At Northwestern Medicine, digital health entrepreneurs may win if they deliver solutions in the four areas of innovation that the organization deems important: telehealth, value-based care, workflow efficiency and the digital patient experience. That’s according to Dr. Lyle Berkowitz, director of innovation, who was a speaker at MedCity INVEST on a panel that addressed what hospitals believe to be important in embracing digital health.

On that same panel, Carolyn Jasik, medical director of Omada Health, implied that developing technology for technology’s sake just won’t do. Consider whether there’s “a market need in the health system for that solution,” she said, adding that entrepreneurs need to “offer a solution that doesn’t just make clinical sense, but makes business sense as well.”

Omada Health is one of the few and hopefully growing number of serious digital health companies that have taken the effort to validate its products. In Omada’s case, it’s an online diabetes management program. The validation has convinced the likes of Intermountain Healthcare, the Utah health system, which is using Omada’s 16-week online program to manage its prediabetes population.

But to the average consumer without a chronic condition, keeping track of your health may simply mean downloading one of the many thousands of apps being bandied about in the Apple App store. Many of these are suspect at best, as Tutty demonstrated on stage at MedCity INVEST. Unless you read the fine print, you may not even know that the blood pressure app you just downloaded is not only not validated but is meant as a prank, he said.

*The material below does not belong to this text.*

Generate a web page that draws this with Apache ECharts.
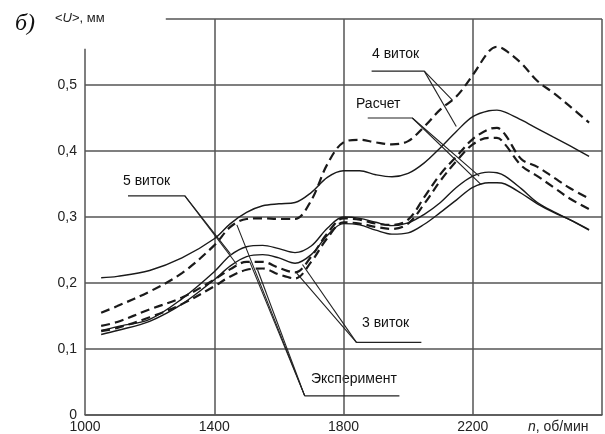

This is of course precisely why digital health technologies won’t see the phenomenal shift of value toward them in the way Amazon does in the chart above. In fact, in the wild wild West of app stores and jokes masquerading as medical tools, it would be harmful if it did.

But that doesn’t erase the value that responsible digital health tools applied in a smart way can have on our healthcare industry. Watch out for a less dramatic but nonetheless wondrous digital health chart a few years down the road.